What the task asks: Every entry should be repeated exactly. Omit the pictures.

Working data:
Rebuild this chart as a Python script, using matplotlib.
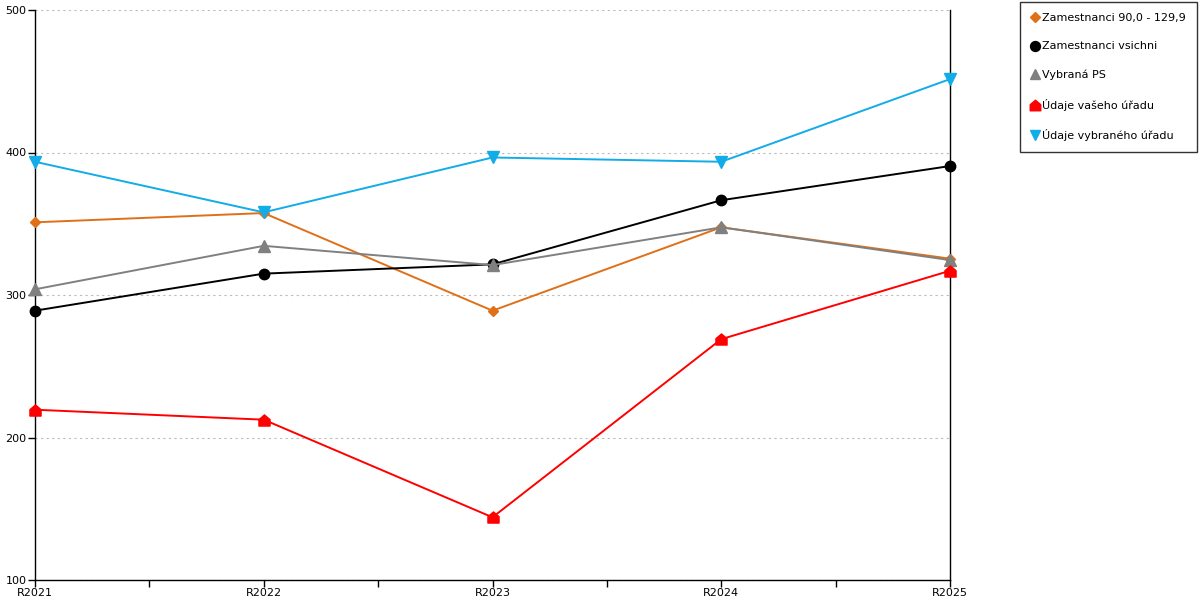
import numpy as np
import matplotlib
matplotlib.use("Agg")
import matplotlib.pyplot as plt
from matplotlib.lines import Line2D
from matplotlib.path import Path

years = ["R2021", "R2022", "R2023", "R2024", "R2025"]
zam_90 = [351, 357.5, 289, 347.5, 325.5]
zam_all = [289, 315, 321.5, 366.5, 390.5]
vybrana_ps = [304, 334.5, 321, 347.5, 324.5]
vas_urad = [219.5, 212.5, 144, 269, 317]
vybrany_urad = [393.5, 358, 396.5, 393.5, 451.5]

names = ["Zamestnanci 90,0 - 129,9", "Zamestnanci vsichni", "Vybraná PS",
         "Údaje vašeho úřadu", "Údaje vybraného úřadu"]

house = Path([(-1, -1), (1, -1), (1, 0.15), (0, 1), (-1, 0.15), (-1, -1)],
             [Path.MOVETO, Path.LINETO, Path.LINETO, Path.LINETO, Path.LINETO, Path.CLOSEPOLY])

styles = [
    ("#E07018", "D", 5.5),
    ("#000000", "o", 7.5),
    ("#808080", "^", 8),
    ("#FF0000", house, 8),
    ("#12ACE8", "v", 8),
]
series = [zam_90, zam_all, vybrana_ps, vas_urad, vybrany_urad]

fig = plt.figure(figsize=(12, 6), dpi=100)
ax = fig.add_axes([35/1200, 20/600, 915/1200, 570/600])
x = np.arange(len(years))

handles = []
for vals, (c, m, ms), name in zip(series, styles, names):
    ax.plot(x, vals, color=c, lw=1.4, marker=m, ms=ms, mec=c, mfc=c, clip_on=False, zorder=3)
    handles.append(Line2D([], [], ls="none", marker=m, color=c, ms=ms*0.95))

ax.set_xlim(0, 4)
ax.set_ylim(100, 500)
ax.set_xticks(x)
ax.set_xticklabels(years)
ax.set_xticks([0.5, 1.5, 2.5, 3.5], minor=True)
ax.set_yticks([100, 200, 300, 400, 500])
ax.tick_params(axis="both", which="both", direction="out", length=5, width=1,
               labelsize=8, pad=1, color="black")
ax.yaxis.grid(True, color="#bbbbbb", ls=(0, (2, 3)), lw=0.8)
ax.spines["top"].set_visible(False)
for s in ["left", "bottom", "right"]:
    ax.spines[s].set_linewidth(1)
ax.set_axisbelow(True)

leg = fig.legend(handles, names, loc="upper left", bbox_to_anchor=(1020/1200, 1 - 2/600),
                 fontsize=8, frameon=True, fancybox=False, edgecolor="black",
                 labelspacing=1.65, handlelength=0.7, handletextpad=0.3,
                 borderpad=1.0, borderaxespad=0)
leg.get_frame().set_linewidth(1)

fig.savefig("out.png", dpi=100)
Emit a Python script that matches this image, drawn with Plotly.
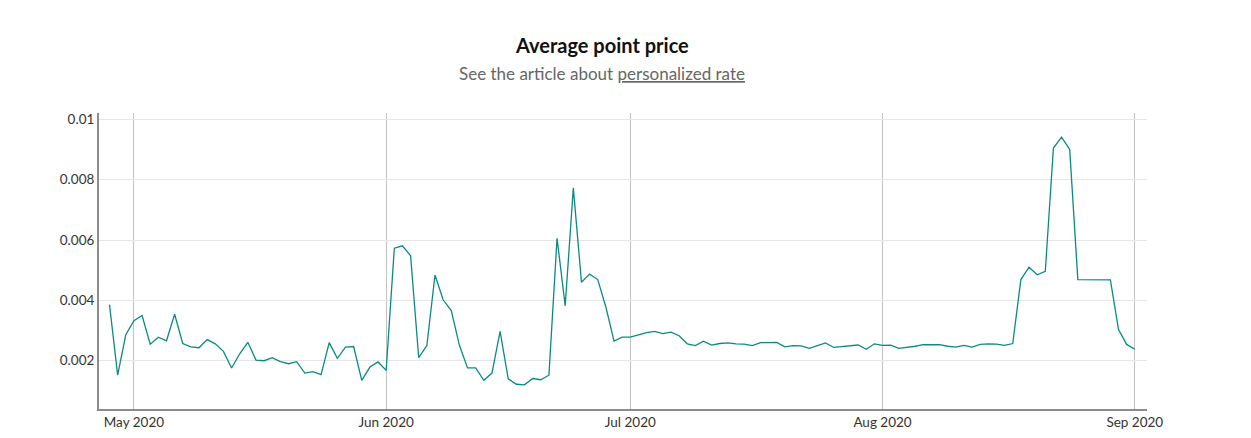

Solved exercise:
Rebuild this chart as a Python script, using matplotlib.
import numpy as np
import matplotlib
matplotlib.use("Agg")
import matplotlib.pyplot as plt
from matplotlib.lines import Line2D
from matplotlib.path import Path

years = ["R2021", "R2022", "R2023", "R2024", "R2025"]
zam_90 = [351, 357.5, 289, 347.5, 325.5]
zam_all = [289, 315, 321.5, 366.5, 390.5]
vybrana_ps = [304, 334.5, 321, 347.5, 324.5]
vas_urad = [219.5, 212.5, 144, 269, 317]
vybrany_urad = [393.5, 358, 396.5, 393.5, 451.5]

names = ["Zamestnanci 90,0 - 129,9", "Zamestnanci vsichni", "Vybraná PS",
         "Údaje vašeho úřadu", "Údaje vybraného úřadu"]

house = Path([(-1, -1), (1, -1), (1, 0.15), (0, 1), (-1, 0.15), (-1, -1)],
             [Path.MOVETO, Path.LINETO, Path.LINETO, Path.LINETO, Path.LINETO, Path.CLOSEPOLY])

styles = [
    ("#E07018", "D", 5.5),
    ("#000000", "o", 7.5),
    ("#808080", "^", 8),
    ("#FF0000", house, 8),
    ("#12ACE8", "v", 8),
]
series = [zam_90, zam_all, vybrana_ps, vas_urad, vybrany_urad]

fig = plt.figure(figsize=(12, 6), dpi=100)
ax = fig.add_axes([35/1200, 20/600, 915/1200, 570/600])
x = np.arange(len(years))

handles = []
for vals, (c, m, ms), name in zip(series, styles, names):
    ax.plot(x, vals, color=c, lw=1.4, marker=m, ms=ms, mec=c, mfc=c, clip_on=False, zorder=3)
    handles.append(Line2D([], [], ls="none", marker=m, color=c, ms=ms*0.95))

ax.set_xlim(0, 4)
ax.set_ylim(100, 500)
ax.set_xticks(x)
ax.set_xticklabels(years)
ax.set_xticks([0.5, 1.5, 2.5, 3.5], minor=True)
ax.set_yticks([100, 200, 300, 400, 500])
ax.tick_params(axis="both", which="both", direction="out", length=5, width=1,
               labelsize=8, pad=1, color="black")
ax.yaxis.grid(True, color="#bbbbbb", ls=(0, (2, 3)), lw=0.8)
ax.spines["top"].set_visible(False)
for s in ["left", "bottom", "right"]:
    ax.spines[s].set_linewidth(1)
ax.set_axisbelow(True)

leg = fig.legend(handles, names, loc="upper left", bbox_to_anchor=(1020/1200, 1 - 2/600),
                 fontsize=8, frameon=True, fancybox=False, edgecolor="black",
                 labelspacing=1.65, handlelength=0.7, handletextpad=0.3,
                 borderpad=1.0, borderaxespad=0)
leg.get_frame().set_linewidth(1)

fig.savefig("out.png", dpi=100)
Emit a Python script that matches this image, drawn with Plotly.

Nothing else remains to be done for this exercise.